Two conflicts are removed, for the net decline of one. In Albania, the conflict that began in early 1997 was under control by year’s end, when a peace accord was reached and a new government of national reconciliation put in place. There were no deaths related to the conflict reported in 1998. The war in Papua New Guinea was also removed from the list following a 1997 truce which led to a formal ceasefire agreement in 1998, monitored by the UN and regional military forces.

As reported in earlier years, several countries continue to host multiple conflicts. India has three separate armed conflicts within its borders (reported clashes in Andhra Pradesh have claimed some 800 deaths, a trend that could see it soon added to the list as India’s fourth armed conflict). Philippines, Indonesia, Iran and Iraq were each the site of two armed conflicts. The Israel/Palestine conflict continues to be defined as a single armed conflict, but takes place in the territory of two states – Israel and Lebanon.

All 36 current armed conflicts must be regarded as intrastate or civil wars (the fighting is internal to a single state, although often with significant international involvement and regional implications).

1 Defining Armed Conflict: For the purposes of the annual Armed Conflicts Report an armed conflict is defined as a political conflict in which armed combat involves the armed forces of at least one state (or one or more armed factions seeking to gain control of all or part of the state), and in which at least 1,000 people have been killed by the fighting during the course of the conflict. An armed conflict is added to the annual list of current armed conflicts in the year in which the death toll reaches the threshold of 1,000, but the starting date of the armed conflict is shown as the year in which the first combat deaths included in the count of 1,000 or more occurred.

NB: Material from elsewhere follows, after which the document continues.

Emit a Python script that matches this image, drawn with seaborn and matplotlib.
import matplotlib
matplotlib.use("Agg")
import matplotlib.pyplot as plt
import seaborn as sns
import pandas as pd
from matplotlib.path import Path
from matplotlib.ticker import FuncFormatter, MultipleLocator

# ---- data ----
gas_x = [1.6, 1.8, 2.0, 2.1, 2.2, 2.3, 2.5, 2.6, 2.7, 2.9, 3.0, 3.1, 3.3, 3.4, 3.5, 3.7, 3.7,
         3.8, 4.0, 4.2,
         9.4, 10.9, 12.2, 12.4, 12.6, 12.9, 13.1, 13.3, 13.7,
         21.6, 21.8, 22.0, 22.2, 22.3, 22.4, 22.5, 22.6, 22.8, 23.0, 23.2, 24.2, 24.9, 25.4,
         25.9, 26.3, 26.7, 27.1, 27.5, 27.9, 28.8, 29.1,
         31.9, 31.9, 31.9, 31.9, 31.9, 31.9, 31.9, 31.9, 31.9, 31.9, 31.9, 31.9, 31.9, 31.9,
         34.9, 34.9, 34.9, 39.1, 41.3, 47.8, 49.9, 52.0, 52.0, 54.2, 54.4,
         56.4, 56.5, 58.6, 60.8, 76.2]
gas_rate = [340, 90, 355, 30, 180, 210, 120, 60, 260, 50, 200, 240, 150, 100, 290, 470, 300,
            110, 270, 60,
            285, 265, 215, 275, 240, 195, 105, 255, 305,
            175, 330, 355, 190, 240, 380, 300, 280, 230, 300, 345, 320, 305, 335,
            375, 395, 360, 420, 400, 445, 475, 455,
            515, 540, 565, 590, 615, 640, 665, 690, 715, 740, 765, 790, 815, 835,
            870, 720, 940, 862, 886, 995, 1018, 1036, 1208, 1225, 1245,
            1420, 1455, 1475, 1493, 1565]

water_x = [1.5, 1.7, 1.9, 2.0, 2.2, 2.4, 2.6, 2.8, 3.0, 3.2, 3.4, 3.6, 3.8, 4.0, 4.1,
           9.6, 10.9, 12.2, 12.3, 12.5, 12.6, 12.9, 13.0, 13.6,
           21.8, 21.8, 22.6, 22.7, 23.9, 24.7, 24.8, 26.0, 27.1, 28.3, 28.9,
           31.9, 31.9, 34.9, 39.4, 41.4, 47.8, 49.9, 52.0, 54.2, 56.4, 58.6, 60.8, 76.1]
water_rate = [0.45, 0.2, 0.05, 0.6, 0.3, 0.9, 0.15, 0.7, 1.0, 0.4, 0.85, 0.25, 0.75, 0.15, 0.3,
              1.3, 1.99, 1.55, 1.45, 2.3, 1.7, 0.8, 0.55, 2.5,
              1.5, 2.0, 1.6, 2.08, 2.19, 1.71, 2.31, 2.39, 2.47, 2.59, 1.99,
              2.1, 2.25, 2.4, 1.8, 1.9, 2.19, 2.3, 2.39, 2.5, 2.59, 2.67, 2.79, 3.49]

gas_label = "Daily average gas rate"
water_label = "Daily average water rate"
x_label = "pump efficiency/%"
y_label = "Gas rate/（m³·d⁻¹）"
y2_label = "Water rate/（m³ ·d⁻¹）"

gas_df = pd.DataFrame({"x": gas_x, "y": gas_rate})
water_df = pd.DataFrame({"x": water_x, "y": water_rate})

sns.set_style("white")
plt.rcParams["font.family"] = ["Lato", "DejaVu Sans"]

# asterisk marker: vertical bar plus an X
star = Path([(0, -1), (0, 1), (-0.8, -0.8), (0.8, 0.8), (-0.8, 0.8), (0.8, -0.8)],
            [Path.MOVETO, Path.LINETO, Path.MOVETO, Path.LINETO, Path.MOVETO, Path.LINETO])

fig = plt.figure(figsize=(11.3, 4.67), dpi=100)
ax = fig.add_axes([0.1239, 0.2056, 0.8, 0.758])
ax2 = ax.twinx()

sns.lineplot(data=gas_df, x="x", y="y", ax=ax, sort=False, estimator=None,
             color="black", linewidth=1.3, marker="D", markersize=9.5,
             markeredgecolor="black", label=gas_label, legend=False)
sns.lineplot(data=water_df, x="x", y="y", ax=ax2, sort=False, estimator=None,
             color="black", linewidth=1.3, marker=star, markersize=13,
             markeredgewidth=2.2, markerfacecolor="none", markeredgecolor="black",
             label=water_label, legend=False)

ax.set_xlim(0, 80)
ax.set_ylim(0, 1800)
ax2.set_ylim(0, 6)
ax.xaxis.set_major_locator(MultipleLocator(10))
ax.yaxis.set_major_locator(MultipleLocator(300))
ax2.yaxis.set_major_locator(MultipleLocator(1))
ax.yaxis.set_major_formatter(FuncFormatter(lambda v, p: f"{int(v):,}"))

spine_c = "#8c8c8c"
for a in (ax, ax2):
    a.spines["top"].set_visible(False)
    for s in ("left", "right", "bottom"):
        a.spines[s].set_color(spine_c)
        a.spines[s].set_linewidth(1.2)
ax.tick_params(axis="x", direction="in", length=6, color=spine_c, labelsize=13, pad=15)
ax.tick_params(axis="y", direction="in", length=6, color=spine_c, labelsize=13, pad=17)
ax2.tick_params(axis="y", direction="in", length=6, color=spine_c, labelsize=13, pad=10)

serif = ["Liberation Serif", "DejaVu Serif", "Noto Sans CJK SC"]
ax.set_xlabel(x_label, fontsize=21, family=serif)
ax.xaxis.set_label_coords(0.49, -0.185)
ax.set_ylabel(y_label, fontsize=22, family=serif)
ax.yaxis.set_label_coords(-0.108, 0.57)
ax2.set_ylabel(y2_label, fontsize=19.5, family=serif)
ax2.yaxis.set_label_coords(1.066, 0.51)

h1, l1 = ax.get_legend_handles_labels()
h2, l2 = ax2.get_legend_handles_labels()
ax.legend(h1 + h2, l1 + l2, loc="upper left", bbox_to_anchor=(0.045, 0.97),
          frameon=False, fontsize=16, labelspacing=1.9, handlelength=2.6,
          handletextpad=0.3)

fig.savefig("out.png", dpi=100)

The definition of “political conflict” becomes more difficult as the trend in current intrastate armed conflicts increasingly obscures the distinction between political and criminal violence. In a growing number of armed conflicts, armed bands, militia or factions engage in criminal activity (e.g., theft, looting, extortion) in order to fund their political/military campaigns, but frequently also for the personal enrichment of the leadership and the general livelihood of the fighting forces. Thus, in some circumstances, while the disintegrating order reflects the social chaos borne of state failure, the resulting violence or armed combat are not necessarily guided by a political program or a set of politically-motivated or -defined military objectives. However, these trends are part of the changing character of war, and conflicts characterized more by social chaos than political/military competition are thus included in the tabulation of current armed conflicts.

In many contemporary armed conflicts the fighting is intermittent and involves a very wide range of levels of intensity. An armed conflict is deemed to have ended if there has been a formal cease-fire or peace agreement and, following which, there are no longer combat deaths (or at least less than 25 per year); or, in the absence of a formal cease-fire, a conflict is deemed to have ended after two years of dormancy (in which fewer than 25 combat deaths per year have occurred).

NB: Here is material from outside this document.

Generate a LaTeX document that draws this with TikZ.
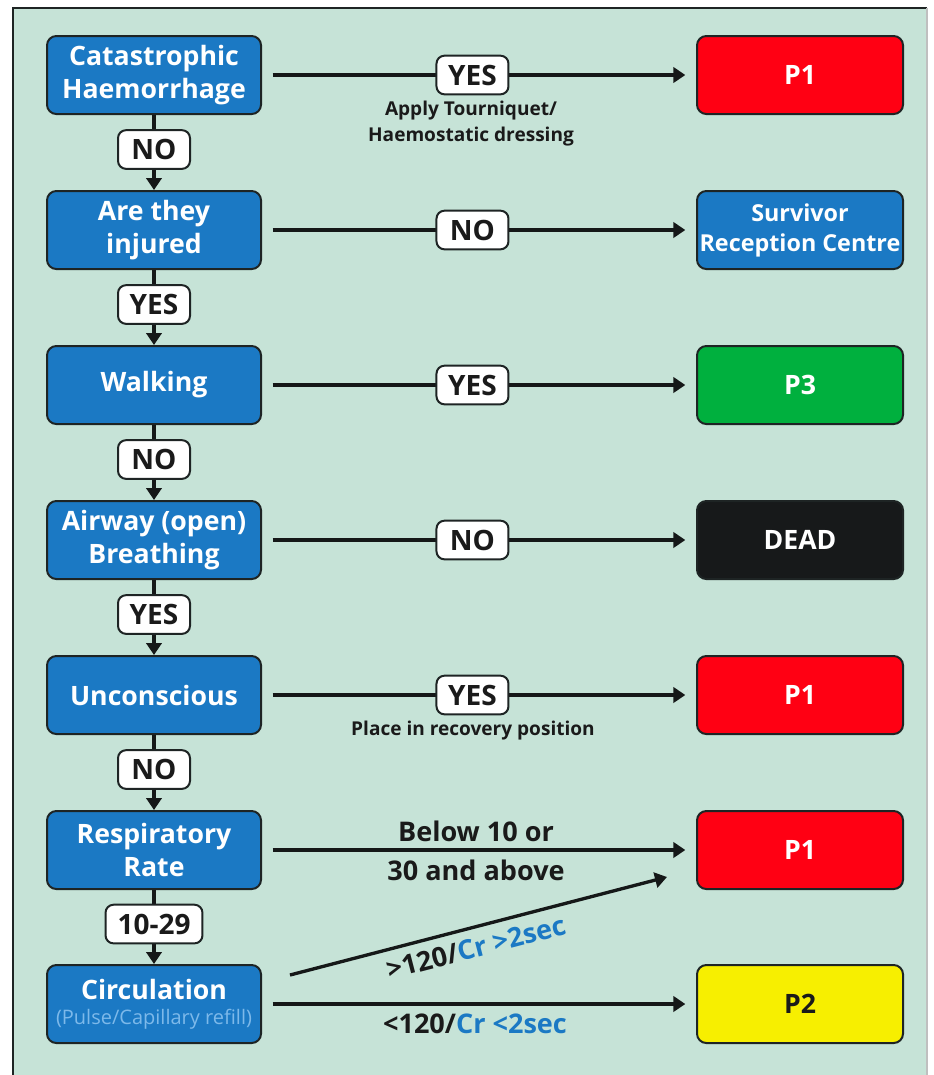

The above definition builds upon, but differs in some aspects from, the definitions of other groups producing annual conflict tabulations, notably reports by Peter Wallensteen and Margareta Sollenberg of the Department of Peace and Conflict Research, Uppsala University (Sweden), published annually in the yearbook of the Stockholm International Peace Research Institute.

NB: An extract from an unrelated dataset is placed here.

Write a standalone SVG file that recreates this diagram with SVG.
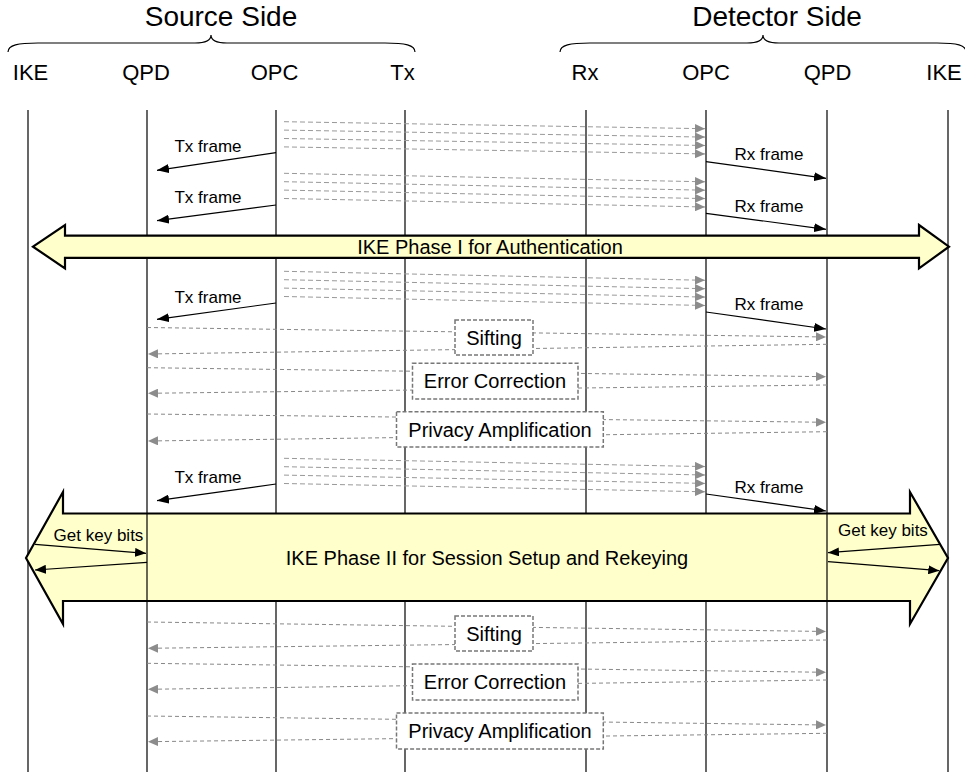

2 Defining the regions: For purposes of the annual Armed Conflicts Report, the world is divided into five broad regions. Africa includes the entire continent, plus Madagascar but excludes Egypt, which is included in the Middle East. The region of Asia includes the Asian republics of the former Soviet Union, as well as the Pacific region, including Australia, New Zealand and Micronesia. Europe includes all the states of Europe and the former Soviet Union (except for the Asian republics). The Americas include all of North, Central, and South America, and the Caribbean.